En todo acto violento resurge y se prolonga el pasado, la expresión primitiva de la gente. Los valores de la moral no son suficientes para comprenderlos y menos para catalogarlos. No es simplemente la necesidad de ubicarlos en ámbito del bien o del mal. Lo que hacen los políticos persiguiendo, sancionando, atemorizando a nombre del pueblo y de sus sagrados intereses, se produce en la dinámica de la dicotomía establecida en la lucha de clases, en la contienda por el poder. Desde el poder o en función del poder los límites de los extremos morales se confunden o desaparecen. Hay personas que ordenaron o provocaron la muerte o asesinato de millones de seres humanos, de pueblos enteros, que irónicamente figuran como héroes, como patriotas, como salvadores.

Imponer el miedo, hacer sentir miedo, es un retorno al pasado, a la formación caótica, descarnada del universo, este término parece exagerado, lo utilizo deliberadamente, porque no hay nada mayor en el ser humano que su espíritu. Después de una larga, inmensa, dolorosa ascensión, ahora nos damos cuenta que la lucha no es contra el otro hombre, contra otras personas. Los triunfos y las derrotas en la dinámica trágica de esa contienda, casi siempre, han quedado en nada. Después sólo desolación, sufrimiento, angustia por lo irreparable.
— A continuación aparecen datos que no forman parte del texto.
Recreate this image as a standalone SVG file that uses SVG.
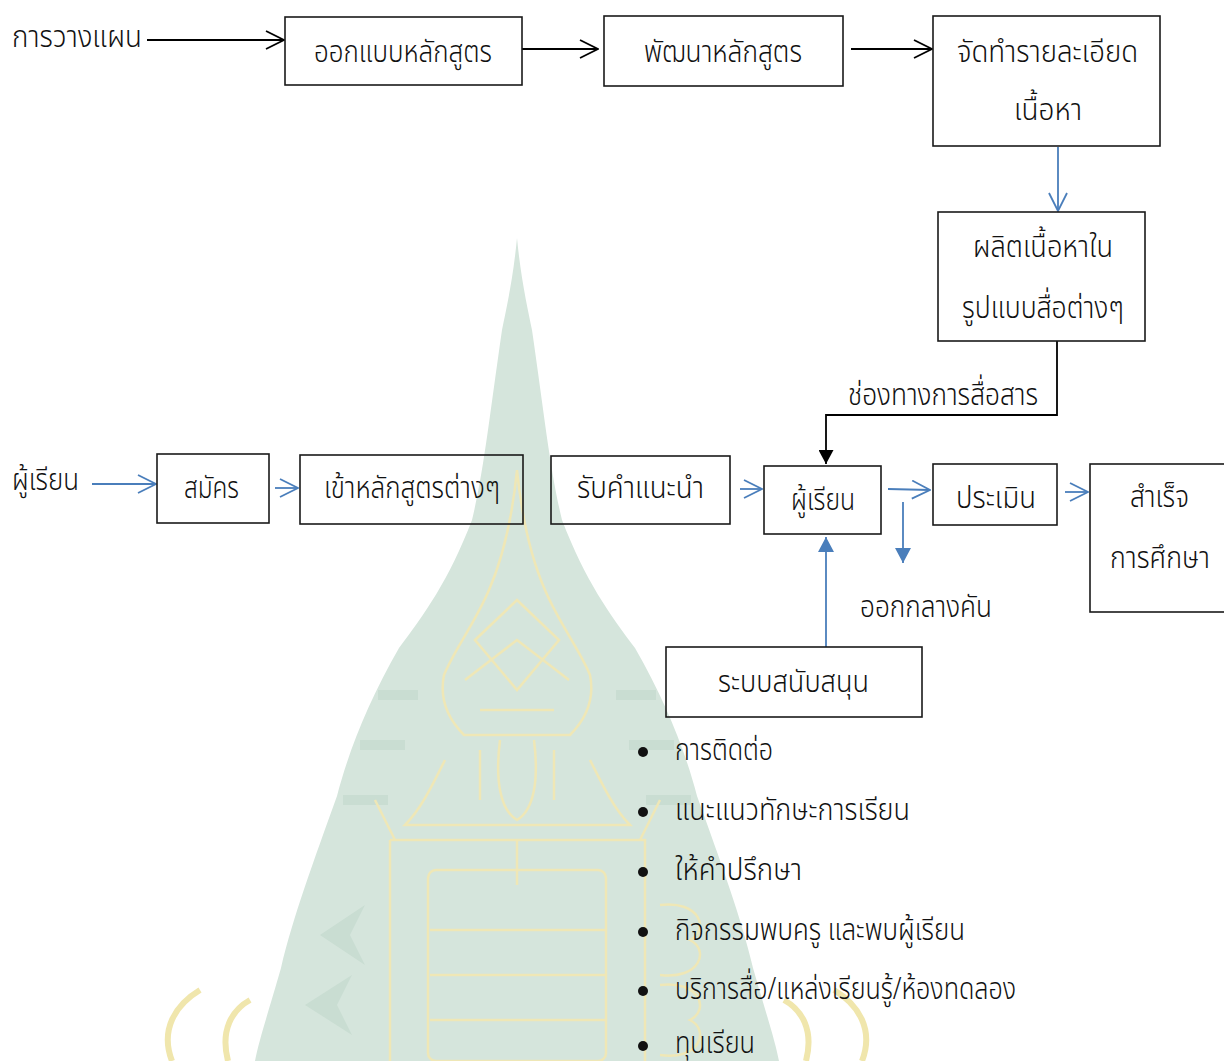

Los pueblos pobres no tienen tiempo ni medios para perderlos en las confrontaciones sociales. Las heridas ni los resentimientos del pasado se curan imitando a los opresores de antes. Sería una de las peores caídas acabar utilizando los mismos pretextos, los mismos medios y procedimientos para perseguir, reprimir y anular otras ideas, otras actitudes. Una tragedia sin posibilidad de triunfo, sin nada nuevo ni esperanzador, es aquella en la que el rebelde, después de su triunfo, invade el escenario con el mismo rostro, con los mismos gestos, con las mismas armas, con la misma risa que el déspota sustituido.

Entiendo, no es fácil ganar la batalla ascendiendo al ámbito en el que se es diferente. Muy pocos, por ahora quizá nadie, podría renunciar a todo lo que fue, lo que tuvo el opresor que hizo sufrir con la violencia de su fuerza, pero también de su vanidad y de sus excesos.